Santa Teresa, alla lettura di questo brano, non può far altro che scoppiare anch’essa in lacrime disperate, perché si sente coinvolta totalmente dal racconto: quell’invito lascia in lei una viva impressione, lei dice «come se l’udissi pure io». E infatti quella lettura e quel pianto non furono inutili. La Santa prosegue: «Certo che Egli dovette ascoltare i miei gemiti e muoversi a pietà delle mie lacrime. Cominciai col sentirmi crescere il desiderio di stare più a lungo con Lui e di togliermi dagli occhi tutte le occasioni cattive, lontana dalle quali mi davo subito ad amare il Signore» (Vita 9, 9).
Per santa Teresa è una vera scoperta: sant’Agostino e in particolare le Confessioni resteranno per lei punti di riferimento sicuri e utili nel suo messaggio. La riflessione agostiniana sulla «dispersione nel molteplice» e sulla «dissipazione» di se stessi e della propria vita sembra trovare nuova voce nelle parole di Teresa: «di passatempo in passatempo, di vanità in vanità, di occasione in occasione cominciai a mettere di nuovo in pericolo la mia anima» (Vita 7, 1). In Agostino, senza dubbio, Teresa ha trovato l’esempio di un santo peccatore, che il Signore ha scelto per guidare il suo popolo, come lei stessa ammette, un santo che si è convertito dopo l’incontro decisivo con il Signore Gesù, «il Figlio incarnato e crocifisso di Dio»4. È dunque ancora più indubbio che tra i due santi, «maestri dell’interiorità» (e non per caso entrambi dottori della Chiesa) potessero esserci, con tutte le dovute distinzioni, affinità e richiami di esperienza e di messaggio.

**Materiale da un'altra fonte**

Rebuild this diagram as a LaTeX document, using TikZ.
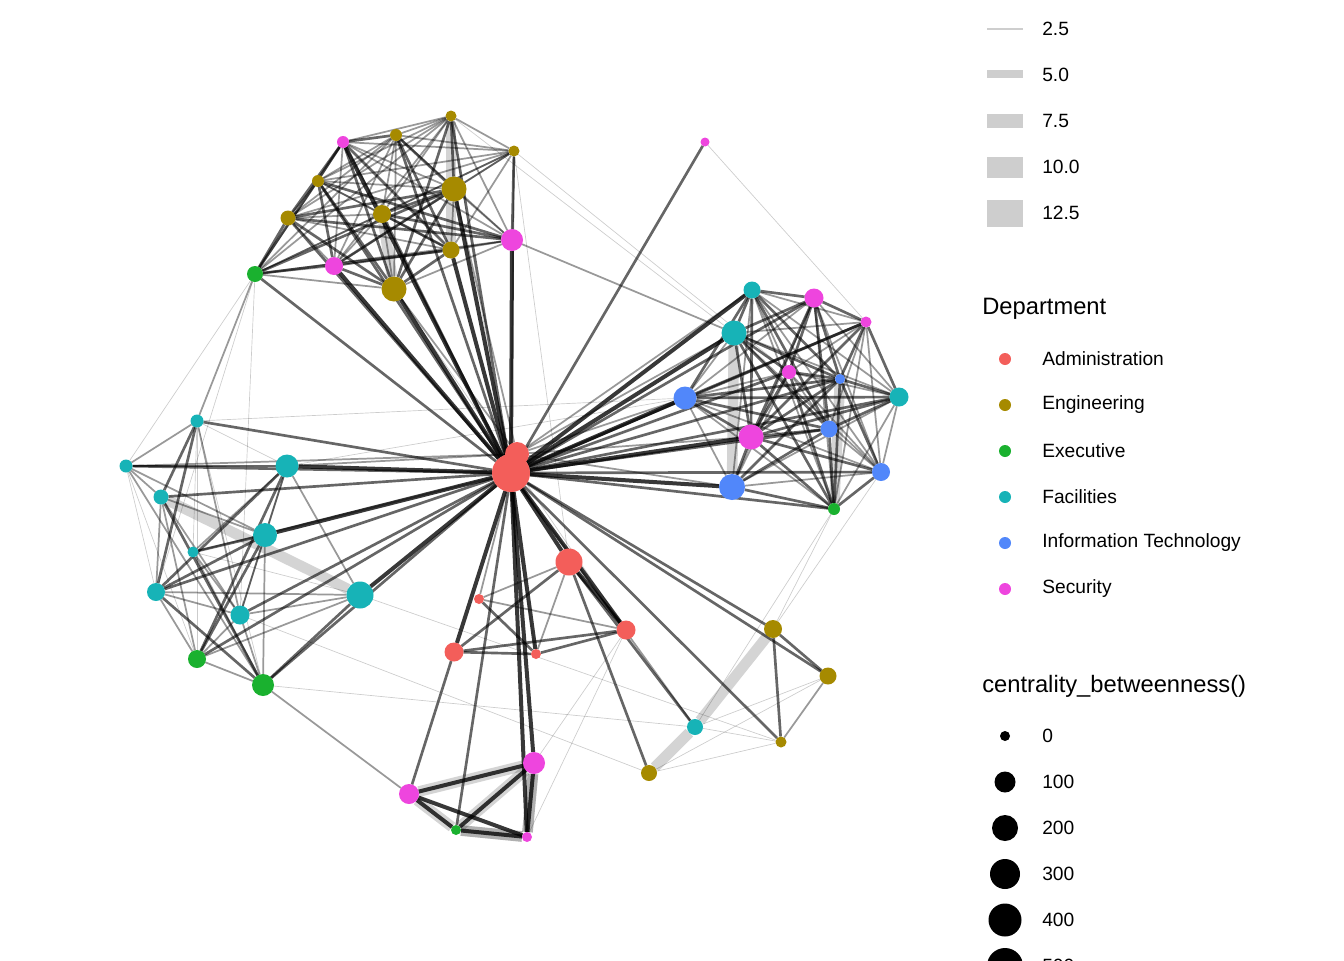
\documentclass[tikz,border=0pt]{standalone}
\usepackage{fontspec}
\setmainfont{Liberation Sans}
\usetikzlibrary{backgrounds}
\definecolor{admcol}{HTML}{F35E5A}
\definecolor{engcol}{HTML}{A68A00}
\definecolor{execol}{HTML}{1AB12F}
\definecolor{faccol}{HTML}{17B3B7}
\definecolor{itcol}{HTML}{5187FA}
\definecolor{seccol}{HTML}{EE45DE}
\definecolor{keygray}{HTML}{CECECE}
\begin{document}
\begin{tikzpicture}[x=0.75pt,y=-0.75pt]
\tikzset{
	vertex/.style={circle,fill=#1,inner sep=0pt,outer sep=0pt},
	rad/.style={minimum size=#1*1.5pt},
	adm node/.style={vertex=admcol},
	eng node/.style={vertex=engcol},
	exe node/.style={vertex=execol},
	fac node/.style={vertex=faccol},
	it node/.style={vertex=itcol},
	sec node/.style={vertex=seccol},
	faint edge/.style={line width=0.5pt,black,opacity=0.2},
	mid edge/.style={line width=1.3pt,black,opacity=0.4},
	dark edge/.style={line width=2pt,black,opacity=0.6},
	heavy edge/.style={line width=3pt,black,opacity=0.78},
	wide edge/.style={line width=8pt,black,opacity=0.17},
	key text/.style={anchor=west,inner sep=0pt,font=\fontsize{14.4pt}{16pt}\selectfont},
	key title/.style={anchor=west,inner sep=0pt,font=\fontsize{17.8pt}{20pt}\selectfont}
}
\useasboundingbox (0,0) rectangle (1344,960);
\clip (0,0) rectangle (1344,960);

% administration
\node[adm node,rad=12] (adm1) at (517,454) {};
\node[adm node,rad=19] (adm2) at (511,473) {};
\node[adm node,rad=13.5] (adm3) at (569,562) {};
\node[adm node,rad=5] (adm4) at (479,599) {};
\node[adm node,rad=9.5] (adm5) at (626,630) {};
\node[adm node,rad=9.5] (adm6) at (454,652) {};
\node[adm node,rad=5] (adm7) at (536,654) {};
% engineering
\node[eng node,rad=6] (eng1) at (396,135) {};
\node[eng node,rad=5.5] (eng2) at (451,116) {};
\node[eng node,rad=5.5] (eng3) at (514,151) {};
\node[eng node,rad=6] (eng4) at (318,181) {};
\node[eng node,rad=7.5] (eng5) at (288,218) {};
\node[eng node,rad=12.5] (eng6) at (454,189) {};
\node[eng node,rad=9] (eng7) at (382,214) {};
\node[eng node,rad=8.5] (eng8) at (451,250) {};
\node[eng node,rad=12.5] (eng9) at (394,289) {};
\node[eng node,rad=9] (eng10) at (773,629) {};
\node[eng node,rad=8.5] (eng11) at (828,676) {};
\node[eng node,rad=5.5] (eng12) at (781,742) {};
\node[eng node,rad=8] (eng13) at (649,773) {};
% executive
\node[exe node,rad=8] (exe1) at (255,274) {};
\node[exe node,rad=9] (exe2) at (197,659) {};
\node[exe node,rad=11] (exe3) at (263,685) {};
\node[exe node,rad=6] (exe4) at (834,509) {};
\node[exe node,rad=5] (exe5) at (456,830) {};
% facilities
\node[fac node,rad=6.5] (fac1) at (197,421) {};
\node[fac node,rad=6.5] (fac2) at (126,466) {};
\node[fac node,rad=11.5] (fac3) at (287,466) {};
\node[fac node,rad=7.5] (fac4) at (161,497) {};
\node[fac node,rad=12] (fac5) at (265,535) {};
\node[fac node,rad=5.5] (fac6) at (193,552) {};
\node[fac node,rad=9] (fac7) at (156,592) {};
\node[fac node,rad=13.5] (fac8) at (360,595) {};
\node[fac node,rad=9.5] (fac9) at (240,615) {};
\node[fac node,rad=8.5] (fac10) at (752,290) {};
\node[fac node,rad=12.5] (fac11) at (734,333) {};
\node[fac node,rad=9.5] (fac12) at (899,397) {};
\node[fac node,rad=8] (fac13) at (695,727) {};
% information technology
\node[it node,rad=5] (it1) at (840,379) {};
\node[it node,rad=11.5] (it2) at (685,398) {};
\node[it node,rad=8.5] (it3) at (829,429) {};
\node[it node,rad=9] (it4) at (881,472) {};
\node[it node,rad=13] (it5) at (732,487) {};
% security
\node[sec node,rad=6] (sec1) at (343,142) {};
\node[sec node,rad=11] (sec2) at (512,240) {};
\node[sec node,rad=9] (sec3) at (334,266) {};
\node[sec node,rad=4.5] (sec4) at (705,142) {};
\node[sec node,rad=9.5] (sec5) at (814,298) {};
\node[sec node,rad=5.5] (sec6) at (866,322) {};
\node[sec node,rad=7] (sec7) at (789,372) {};
\node[sec node,rad=12.5] (sec8) at (751,437) {};
\node[sec node,rad=10] (sec9) at (409,794) {};
\node[sec node,rad=11] (sec10) at (534,763) {};
\node[sec node,rad=5] (sec11) at (527,837) {};

\begin{scope}[on background layer]
% wide bands
\foreach \u/\v in {eng2/eng8,eng7/eng9,fac4/fac8,fac11/it5,it1/exe4,eng13/fac13,fac13/eng10,
	sec9/sec10,sec9/exe5,exe5/sec11,sec10/sec11,exe5/sec10,sec10/sec11,exe5/sec11}
	\draw[wide edge] (\u) -- (\v);
% faint links
\foreach \u/\v in {sec4/sec6,eng3/sec7,eng2/fac11,fac1/it2,fac9/eng13,exe3/fac13,exe4/fac13,
	exe4/eng10,it4/eng10,sec10/adm5,sec11/adm5,eng9/adm5,eng3/adm3,eng2/adm7,fac6/fac8,
	fac1/fac3,fac1/exe3,fac1/fac6,fac1/exe2,fac2/fac7,fac2/exe2,eng13/eng11,eng13/eng12,
	fac13/eng12,fac13/eng11,exe1/fac2,fac8/eng12,fac3/it2,exe1/fac7,exe1/fac9}
	\draw[faint edge] (\u) -- (\v);
% medium links
\foreach \u/\v in {sec1/eng2,sec1/eng3,sec1/eng4,sec1/eng6,sec1/eng7,sec1/sec2,sec1/sec3,
	eng1/eng2,eng1/eng3,eng1/eng4,eng1/eng5,eng1/eng7,eng1/sec2,eng1/sec3,eng1/eng9,eng1/exe1,
	eng2/eng3,eng2/eng4,eng2/eng5,eng2/eng7,eng2/sec2,eng2/sec3,eng2/exe1,eng3/eng4,eng3/eng5,
	eng3/eng6,eng3/eng7,eng3/eng8,eng3/sec3,eng3/exe1,eng4/eng5,eng4/eng6,eng4/eng7,eng4/eng8,
	eng4/exe1,eng5/eng7,eng5/eng8,eng5/sec3,eng6/sec2,eng6/eng8,eng7/sec3,eng7/eng9,eng7/exe1,
	sec2/eng8,sec2/sec3,sec2/exe1,sec2/eng9,eng8/sec3,sec3/exe1,exe1/eng9,sec2/fac11,exe1/fac1,
	adm2/eng3,
	fac10/sec6,fac10/sec7,fac10/fac12,fac10/it5,fac10/exe4,fac10/it4,sec5/fac12,sec5/it2,
	sec5/it4,sec5/exe4,sec5/it5,sec6/fac11,sec6/sec7,sec6/it3,sec6/it4,sec6/exe4,fac11/it2,
	fac11/fac12,fac11/it4,sec7/it2,sec7/fac12,sec7/it3,sec7/it4,sec7/it5,it2/it4,it2/it5,
	it2/exe4,fac12/it4,fac12/exe4,fac12/it5,it3/it4,it4/it5,adm1/it2,adm1/fac11,adm1/sec8,
	fac1/fac2,fac1/fac9,fac2/fac4,fac2/fac5,fac2/exe3,fac3/fac6,fac3/fac9,fac3/fac8,fac3/fac5,
	fac4/fac5,fac4/exe2,fac4/fac9,fac4/fac7,fac5/exe3,fac5/fac9,fac6/exe3,fac6/fac9,fac7/fac8,
	fac7/fac9,fac7/exe2,fac8/exe2,fac8/fac9,fac9/exe2,fac9/exe3,exe2/exe3,adm2/fac6,exe3/sec9,
	adm2/fac13,adm2/adm4,adm3/adm4,adm3/adm7,adm4/adm5,eng12/eng11,adm1/fac3,adm1/fac2,
	adm1/eng6,adm1/eng9,adm1/it5,adm1/fac10}
	\draw[mid edge] (\u) -- (\v);
% dark links
\foreach \u/\v in {sec1/eng5,sec1/eng8,sec1/eng1,exe1/sec1,eng1/eng8,eng2/eng6,
	eng2/eng9,eng4/eng9,eng4/sec2,eng4/sec3,eng5/sec2,eng5/eng6,eng5/eng9,exe1/eng5,eng7/eng6,
	eng7/sec2,eng7/eng8,sec3/eng6,sec3/eng9,exe1/eng6,exe1/eng8,eng9/eng6,eng9/eng8,eng3/sec2,
	eng1/eng6,sec1/eng9,
	adm2/eng7,adm2/eng2,adm2/eng1,adm2/exe1,adm2/eng5,adm2/eng4,adm2/sec4,
	fac10/fac11,fac10/sec5,fac10/it1,fac10/sec8,fac10/it3,fac10/it2,sec5/sec6,sec5/it1,
	sec5/sec8,sec5/it3,sec5/fac11,sec5/sec7,sec6/it1,sec6/fac12,sec6/sec8,sec6/it2,fac11/it1,
	fac11/sec7,fac11/it3,fac11/sec8,fac11/exe4,sec7/it1,sec7/sec8,sec7/exe4,it1/fac12,it1/exe4,
	it1/sec8,it1/it4,it1/it2,it1/it5,it2/fac12,it2/sec8,it2/it3,fac12/sec8,fac12/it3,it3/sec8,
	it3/exe4,sec8/it4,sec8/exe4,it4/exe4,it5/it3,it5/exe4,sec8/it5,
	adm2/sec7,adm2/it1,adm2/it3,adm2/fac12,adm2/it4,adm2/exe4,adm2/sec5,adm2/sec6,
	fac1/fac4,fac1/fac7,fac2/fac3,fac3/fac7,fac3/exe2,fac4/exe3,fac5/fac6,fac5/fac7,fac5/exe2,
	fac7/exe3,fac8/exe3,adm2/fac1,adm2/fac2,adm2/fac4,adm2/fac7,adm2/fac9,adm2/exe2,adm2/exe3,
	adm2/eng10,adm2/eng11,adm2/eng12,adm3/adm6,adm3/eng13,adm3/fac13,adm6/adm5,adm6/adm7,
	adm7/adm5,adm4/adm7,adm6/sec9,adm2/exe5,eng10/eng12,eng10/eng11}
	\draw[dark edge] (\u) -- (\v);
% heavy links
\foreach \u/\v in {adm2/eng9,adm2/sec3,adm2/eng8,adm2/sec2,adm2/sec1,adm2/eng6,
	adm2/it2,adm2/fac11,adm2/sec8,adm2/it5,adm2/fac10,adm2/fac3,adm2/fac5,adm2/fac8,
	adm2/adm5,adm2/adm3,adm3/adm5,adm2/adm6,adm2/adm7,adm2/sec10,adm2/sec11,
	sec9/sec10,sec9/exe5,sec9/sec11,exe5/sec10,exe5/sec11,sec10/sec11}
	\draw[heavy edge] (\u) -- (\v);
\end{scope}

% edge width key
\fill[keygray] (987,28.4) rectangle (1023,29.6);
\fill[keygray] (987,70) rectangle (1023,78);
\fill[keygray] (987,114) rectangle (1023,128);
\fill[keygray] (987,156.5) rectangle (1023,177.5);
\fill[keygray] (987,199.5) rectangle (1023,226.5);
\node[key text] (w1) at (1042,29) {2.5};
\node[key text] (w2) at (1042,75) {5.0};
\node[key text] (w3) at (1042,121) {7.5};
\node[key text] (w4) at (1042,167) {10.0};
\node[key text] (w5) at (1042,213) {12.5};

% department key
\node[key title] (dept) at (982,309) {Department};
\node[adm node,rad=6] (d1) at (1005,359) {};
\node[eng node,rad=6] (d2) at (1005,405) {};
\node[exe node,rad=6] (d3) at (1005,451) {};
\node[fac node,rad=6] (d4) at (1005,497) {};
\node[it node,rad=6] (d5) at (1005,543) {};
\node[sec node,rad=6] (d6) at (1005,589) {};
\node[key text] at (1042,359) {Administration};
\node[key text] at (1042,405) {Engineering};
\node[key text] at (1042,451) {Executive};
\node[key text] at (1042,497) {Facilities};
\node[key text] at (1042,543) {Information Technology};
\node[key text] at (1042,589) {Security};

% size key
\node[key title] (size) at (982,686) {centrality\_betweenness()};
\node[vertex=black,rad=5] (s1) at (1005,736) {};
\node[vertex=black,rad=10.5] (s2) at (1005,782) {};
\node[vertex=black,rad=13] (s3) at (1005,828) {};
\node[vertex=black,rad=15] (s4) at (1005,874) {};
\node[vertex=black,rad=16.5] (s5) at (1005,920) {};
\node[vertex=black,rad=18] (s6) at (1005,966) {};
\node[key text] at (1042,736) {0};
\node[key text] at (1042,782) {100};
\node[key text] at (1042,828) {200};
\node[key text] at (1042,874) {300};
\node[key text] at (1042,920) {400};
\node[key text] at (1042,966) {500};
\end{tikzpicture}
\end{document}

Per concludere, suggeriamo un punto in comune, uno solo, ma centrale. Nelle Confessioni e nella Vita c’è, oltre agli evidenti Agostino e Teresa, un’importante protagonista non troppo nascosta, ovvero la misericordia di Dio, che trova in tali opere massima espressione e grande onore. Se Teresa, infatti, scrive con l’intento di «far conoscere la misericordia di Dio» (Vita 8, 4), anche Agostino non è da meno e comincia il libro ottavo, quello cioè della conversione, proprio con queste parole: «Dio mio, fa’ ch’io ricordi per ringraziarti e ch’io confessi gli atti della tua misericordia nei miei riguardi» (Conf. 8, 1, 1).

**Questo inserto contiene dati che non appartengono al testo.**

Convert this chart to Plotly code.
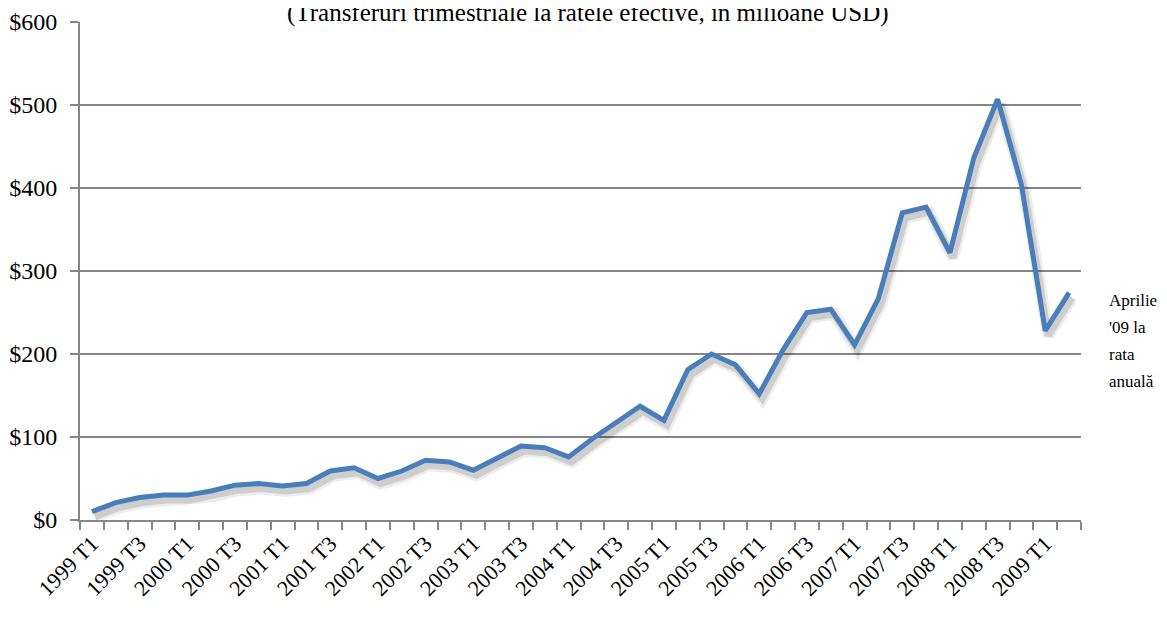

_____________________________
NOTE:
[1] «E tu, Signore, mentre parlava (sc. Ponticiano), mi facevi ripiegare su me stesso, togliendomi da dietro al mio dorso, ove mi ero rifugiato per non guardarmi, e ponendomi davanti alla mia faccia, affinché vedessi quanto era deforme, quanto storpio e sordido, coperto di macchie e di piaghe. Visione orrida; ma dove fuggire lontano da me stesso? Se tentavo di distogliere lo sguardo da me stesso, c’era Ponticiano, che continuava, continuava il suo racconto, e c’eri tu, che mi mettevi nuovamente di fronte a me stesso e mi ficcavi nei miei occhi, affinché scoprissi e odiassi la mia malvagità. (…) Così mi rodevo in cuore e mi sentivo violentemente turbare da un’orrenda vergogna al racconto di Ponticiano» (Conf. 8, 7, 16; 18).
[2] Salmi 6, 4 e 78, 5, 8.
[3] Romani 13, 13ss.
[4] Agostino d’Ippona, in Antonio Sicari, Il quinto libro dei Ritratti dei Santi, p. 24.